Die Kongressteilnehmer trafen sich in einem ehemaligen Kloster aus dem 13. Jahrhundert. Hier, im Stift Börstel, lebten im Laufe der Geschichte viele adelige Damen. Im alten Kornspeicher erläuterte Dr. Heike Düselder von der Universität Osnabrück, das Thema der Tagung "Adel, und Umwelt":
"Es geht einmal darum zu zeigen, warum ist es wichtig, das Verhältnis des Adels zur Natur zu beleuchten. Das ist ein Thema, das in der Adelsforschung bislang weniger berücksichtigt worden ist.
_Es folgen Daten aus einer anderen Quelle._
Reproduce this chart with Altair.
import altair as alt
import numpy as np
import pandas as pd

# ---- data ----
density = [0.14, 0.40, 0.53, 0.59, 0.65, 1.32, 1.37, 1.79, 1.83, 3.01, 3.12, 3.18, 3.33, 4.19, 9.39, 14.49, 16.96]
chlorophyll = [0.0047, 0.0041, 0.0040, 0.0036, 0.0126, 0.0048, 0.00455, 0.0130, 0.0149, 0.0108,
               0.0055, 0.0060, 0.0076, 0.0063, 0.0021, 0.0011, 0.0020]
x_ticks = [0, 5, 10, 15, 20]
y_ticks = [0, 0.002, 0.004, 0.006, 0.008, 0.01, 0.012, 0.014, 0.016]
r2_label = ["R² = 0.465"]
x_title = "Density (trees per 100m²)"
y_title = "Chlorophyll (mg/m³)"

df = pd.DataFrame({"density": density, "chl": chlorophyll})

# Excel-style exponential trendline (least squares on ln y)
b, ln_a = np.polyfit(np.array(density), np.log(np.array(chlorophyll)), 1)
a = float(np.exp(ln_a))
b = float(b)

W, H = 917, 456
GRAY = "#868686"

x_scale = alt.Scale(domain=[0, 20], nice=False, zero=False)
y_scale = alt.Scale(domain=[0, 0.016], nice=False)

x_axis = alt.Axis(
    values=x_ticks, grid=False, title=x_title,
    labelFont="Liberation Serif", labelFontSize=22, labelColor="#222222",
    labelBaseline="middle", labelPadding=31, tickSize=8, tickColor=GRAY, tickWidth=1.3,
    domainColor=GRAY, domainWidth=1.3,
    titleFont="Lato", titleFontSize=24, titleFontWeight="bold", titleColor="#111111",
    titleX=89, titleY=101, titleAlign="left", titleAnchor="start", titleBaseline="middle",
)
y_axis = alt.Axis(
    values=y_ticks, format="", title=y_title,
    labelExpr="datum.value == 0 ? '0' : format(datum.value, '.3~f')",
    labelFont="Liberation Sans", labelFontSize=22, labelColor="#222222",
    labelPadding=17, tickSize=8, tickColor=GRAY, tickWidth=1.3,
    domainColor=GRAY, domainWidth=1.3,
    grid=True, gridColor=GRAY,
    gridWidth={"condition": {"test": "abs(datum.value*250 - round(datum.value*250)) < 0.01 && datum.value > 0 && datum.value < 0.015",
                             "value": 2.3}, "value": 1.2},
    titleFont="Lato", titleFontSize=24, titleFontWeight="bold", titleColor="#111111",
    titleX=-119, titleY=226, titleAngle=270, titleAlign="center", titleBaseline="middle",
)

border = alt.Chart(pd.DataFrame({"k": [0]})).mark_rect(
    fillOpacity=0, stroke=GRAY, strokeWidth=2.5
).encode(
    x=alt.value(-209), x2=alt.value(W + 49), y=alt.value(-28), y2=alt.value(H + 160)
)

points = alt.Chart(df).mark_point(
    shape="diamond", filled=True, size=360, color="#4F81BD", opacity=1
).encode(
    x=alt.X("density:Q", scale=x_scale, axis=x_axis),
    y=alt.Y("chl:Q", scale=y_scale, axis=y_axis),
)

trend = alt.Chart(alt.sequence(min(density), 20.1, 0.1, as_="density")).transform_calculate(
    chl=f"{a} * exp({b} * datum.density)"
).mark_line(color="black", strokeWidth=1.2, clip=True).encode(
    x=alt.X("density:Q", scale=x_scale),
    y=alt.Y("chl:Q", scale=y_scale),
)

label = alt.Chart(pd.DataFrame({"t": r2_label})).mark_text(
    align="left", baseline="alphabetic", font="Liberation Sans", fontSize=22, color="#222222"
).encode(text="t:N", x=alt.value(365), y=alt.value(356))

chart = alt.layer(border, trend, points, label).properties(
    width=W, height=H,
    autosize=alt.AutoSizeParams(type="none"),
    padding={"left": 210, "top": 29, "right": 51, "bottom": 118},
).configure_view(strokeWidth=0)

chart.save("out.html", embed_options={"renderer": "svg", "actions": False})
Wenn man sich aber ansieht, auch hier in der Umgebung, im Osnabrücker Raum wo es viele Adelsgüter gibt, dass zu jedem Adelsgut ein barocker Garten gehört hat, dass sie sehr intensiv Landschaftspflege betrieben haben, dass sie im 18. Jahrhundert Landschaftsgärten einrichten, also sich jeder Gartenmode auch fügen, sieht man, wie groß die Affinität des Adels zur Natur ist und wie wichtig dieser Aspekt auch ist."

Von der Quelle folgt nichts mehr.